◆ Given problem ◆
Write out the data again exactly, skipping every picture.
⁂
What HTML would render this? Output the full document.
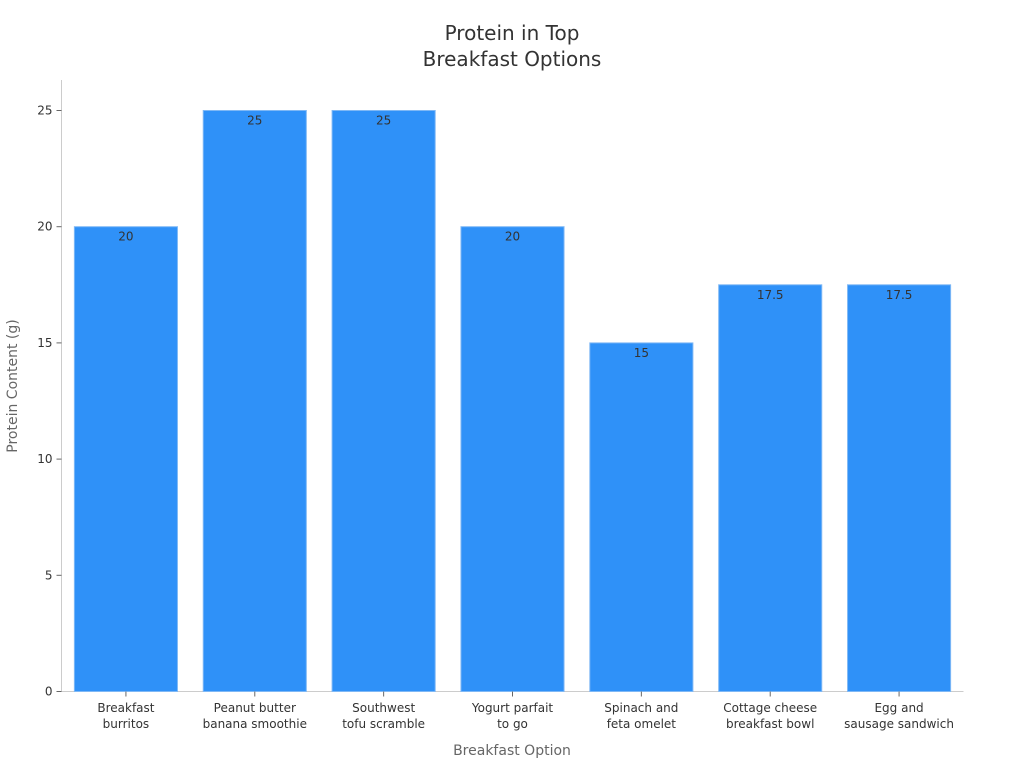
<!DOCTYPE html>
<html><head><meta charset="utf-8"><style>
html,body{margin:0;padding:0;background:#fff;}
svg text{font-family:"DejaVu Sans","Liberation Sans",sans-serif;}
</style></head><body>
<svg id="chart" width="1024" height="768" xmlns="http://www.w3.org/2000/svg">
<text x="512" y="40" text-anchor="middle" font-size="20" fill="#333">Protein in Top</text>
<text x="512" y="66" text-anchor="middle" font-size="20" fill="#333">Breakfast Options</text>
<g id="plot"></g>
<text x="512" y="755" text-anchor="middle" font-size="14" fill="#666">Breakfast Option</text>
<text transform="translate(17,386) rotate(-90)" text-anchor="middle" font-size="14" fill="#666">Protein Content (g)</text>
</svg>
<script>
const categories = [["Breakfast","burritos"],["Peanut butter","banana smoothie"],["Southwest","tofu scramble"],["Yogurt parfait","to go"],["Spinach and","feta omelet"],["Cottage cheese","breakfast bowl"],["Egg and","sausage sandwich"]];
const values = [20,25,25,20,15,17.5,17.5];
const yTicks = [0,5,10,15,20,25];
const NS="http://www.w3.org/2000/svg";
const g=document.getElementById('plot');
const x0=61.5,x1=963.5,yBase=691.5,yTop=80;
const yScale=v=>yBase-v*(691-110)/25;
const band=(x1-x0)/categories.length;
const xC=i=>x0+band*(i+0.5);
function mk(tag,attrs,txt){const e=document.createElementNS(NS,tag);for(const k in attrs)e.setAttribute(k,attrs[k]);if(txt!==undefined)e.textContent=txt;g.appendChild(e);return e;}
let ax=mk('line',{x1:x0,y1:yTop,x2:x0,y2:yBase,stroke:'#ccc'});


let bx=mk('line',{x1:x0,y1:yBase,x2:x1,y2:yBase,stroke:'#ccc'});


yTicks.forEach(t=>{
 const y=yScale(t);
 let l=mk('line',{x1:x0-5,y1:y,x2:x0,y2:y,stroke:'#666'});
 
 
 let tx=mk('text',{x:x0-9,y:y+4,'text-anchor':'end','font-size':12,fill:'#333'},t);
 
 
});
const bw=band*0.8;
values.forEach((v,i)=>{
 const cx=xC(i),y=yScale(v);
 let r=mk('rect',{x:cx-bw/2,y:y,width:bw,height:yBase-y,fill:'#2f91f8',stroke:'#7fb8f5','stroke-width':1});
 
 
 let lb=mk('text',{x:cx,y:y+14,'text-anchor':'middle','font-size':12,fill:'#333'},v);
 
 
 let tk=mk('line',{x1:cx,y1:yBase,x2:cx,y2:yBase+5,stroke:'#666'});
 
 
 categories[i].forEach((s,j)=>{
  let t=mk('text',{x:cx,y:712+j*16,'text-anchor':'middle','font-size':12,fill:'#333'},s);
  
  
 });
});
</script>
</body></html>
⁂
◆ Task result ◆
What HTML would render this? Output the full document.
<!DOCTYPE html>
<html><head><meta charset="utf-8"><style>
html,body{margin:0;padding:0;background:#fff;}
svg text{font-family:"DejaVu Sans","Liberation Sans",sans-serif;}
</style></head><body>
<svg id="chart" width="1024" height="768" xmlns="http://www.w3.org/2000/svg">
<text x="512" y="40" text-anchor="middle" font-size="20" fill="#333">Protein in Top</text>
<text x="512" y="66" text-anchor="middle" font-size="20" fill="#333">Breakfast Options</text>
<g id="plot"></g>
<text x="512" y="755" text-anchor="middle" font-size="14" fill="#666">Breakfast Option</text>
<text transform="translate(17,386) rotate(-90)" text-anchor="middle" font-size="14" fill="#666">Protein Content (g)</text>
</svg>
<script>
const categories = [["Breakfast","burritos"],["Peanut butter","banana smoothie"],["Southwest","tofu scramble"],["Yogurt parfait","to go"],["Spinach and","feta omelet"],["Cottage cheese","breakfast bowl"],["Egg and","sausage sandwich"]];
const values = [20,25,25,20,15,17.5,17.5];
const yTicks = [0,5,10,15,20,25];
const NS="http://www.w3.org/2000/svg";
const g=document.getElementById('plot');
const x0=61.5,x1=963.5,yBase=691.5,yTop=80;
const yScale=v=>yBase-v*(691-110)/25;
const band=(x1-x0)/categories.length;
const xC=i=>x0+band*(i+0.5);
function mk(tag,attrs,txt){const e=document.createElementNS(NS,tag);for(const k in attrs)e.setAttribute(k,attrs[k]);if(txt!==undefined)e.textContent=txt;g.appendChild(e);return e;}
let ax=mk('line',{x1:x0,y1:yTop,x2:x0,y2:yBase,stroke:'#ccc'});


let bx=mk('line',{x1:x0,y1:yBase,x2:x1,y2:yBase,stroke:'#ccc'});


yTicks.forEach(t=>{
 const y=yScale(t);
 let l=mk('line',{x1:x0-5,y1:y,x2:x0,y2:y,stroke:'#666'});
 
 
 let tx=mk('text',{x:x0-9,y:y+4,'text-anchor':'end','font-size':12,fill:'#333'},t);
 
 
});
const bw=band*0.8;
values.forEach((v,i)=>{
 const cx=xC(i),y=yScale(v);
 let r=mk('rect',{x:cx-bw/2,y:y,width:bw,height:yBase-y,fill:'#2f91f8',stroke:'#7fb8f5','stroke-width':1});
 
 
 let lb=mk('text',{x:cx,y:y+14,'text-anchor':'middle','font-size':12,fill:'#333'},v);
 
 
 let tk=mk('line',{x1:cx,y1:yBase,x2:cx,y2:yBase+5,stroke:'#666'});
 
 
 categories[i].forEach((s,j)=>{
  let t=mk('text',{x:cx,y:712+j*16,'text-anchor':'middle','font-size':12,fill:'#333'},s);
  
  
 });
});
</script>
</body></html>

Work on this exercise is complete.